Steinberg, who also is chair of the Senate's Rules Committee, wrote a letter last week to Ass. Henry Perea that he was refusing to schedule a hearing on Perea's AB 69, which would have added a critical three-year delay to the scheduled Jan. 1 inclusion of transportation fuels to the state's cap and trade program under AB 32. It's a particularly blunt letter, well worth reading, here.
AB 32 requires the Air Resources Board (ARB to) develop a Scoping Plan which lays out California’s strategy for meeting the goals. On Jan. 1, 2015, greenhouse gas (GHG) emissions from transportation fuels are going to be subject to the California Air Resources Board (CARB) cap-and-trade program. This will probably cause an immediate jump in prices at the pump. There are various estimates for how much the price spike will be, but an increase of about fifteen cents per gallon is likely and a much larger price hike is possible. A Scoping Plan must be updated every five years. In December 2008, the Board approved the initial Scoping Plan, which included a suite of measures to sharply cut greenhouse gas (GHG) emissions. In May 2014, ARB approved the First Update to the Climate Change Scoping Plan (Update), which builds upon the initial Scoping Plan with new strategies and recommendations. The Update highlights California’s progress toward meeting the near-term 2020 GHG emission reduction goals, highlights the latest climate change science and provides direction on how to achieve long-term emission reduction goal described in Executive Order S-3-05.

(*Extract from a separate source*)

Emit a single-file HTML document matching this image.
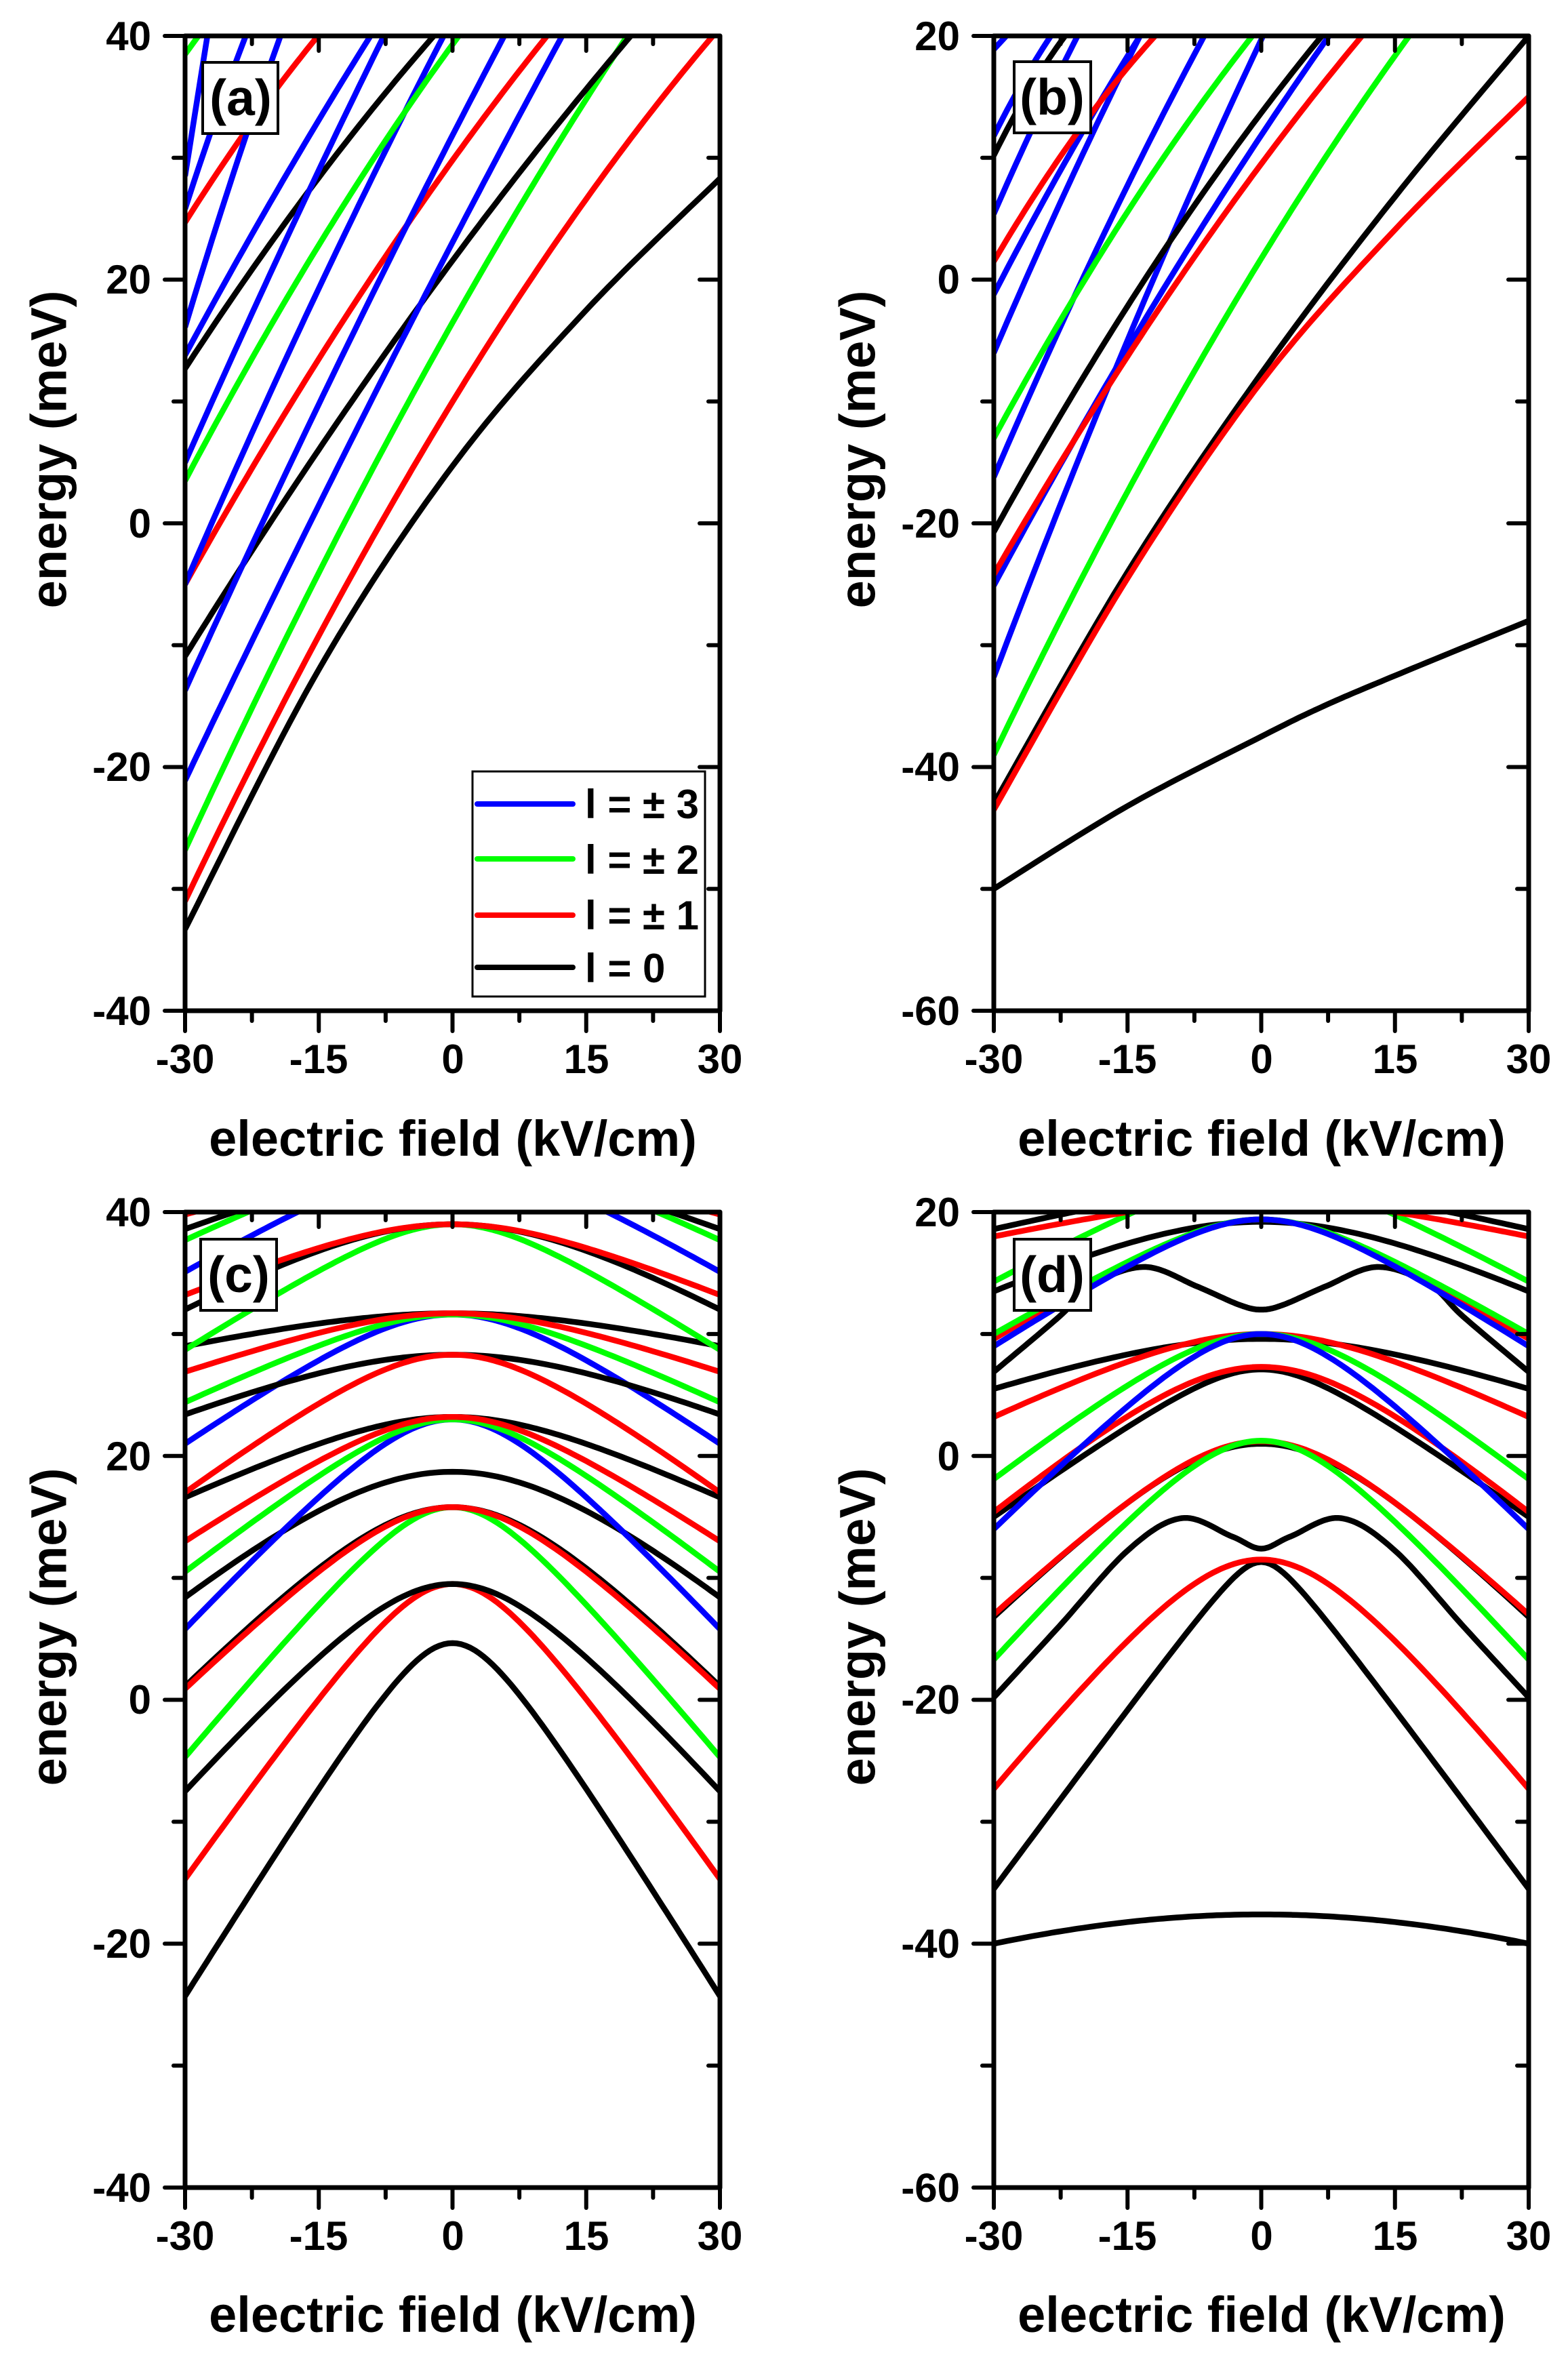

Reductions in GHG emissions will come from virtually all sectors of the economy and will be accomplished from a combination of policies, planning, direct regulations, market approaches, incentives and voluntary efforts. These efforts target GHG emission reductions from cars and trucks, electricity production, fuels, and other sources.
There appears to be an inexorable march away from gasoline and diesel as state politicians work with environmentalists to stop fossil fuel production in California at "political gunpoint" toward renewable energy resources. This includes efforts in San Benito and Santa Barbara counties to limit or stop oil production by ballot box initiatives.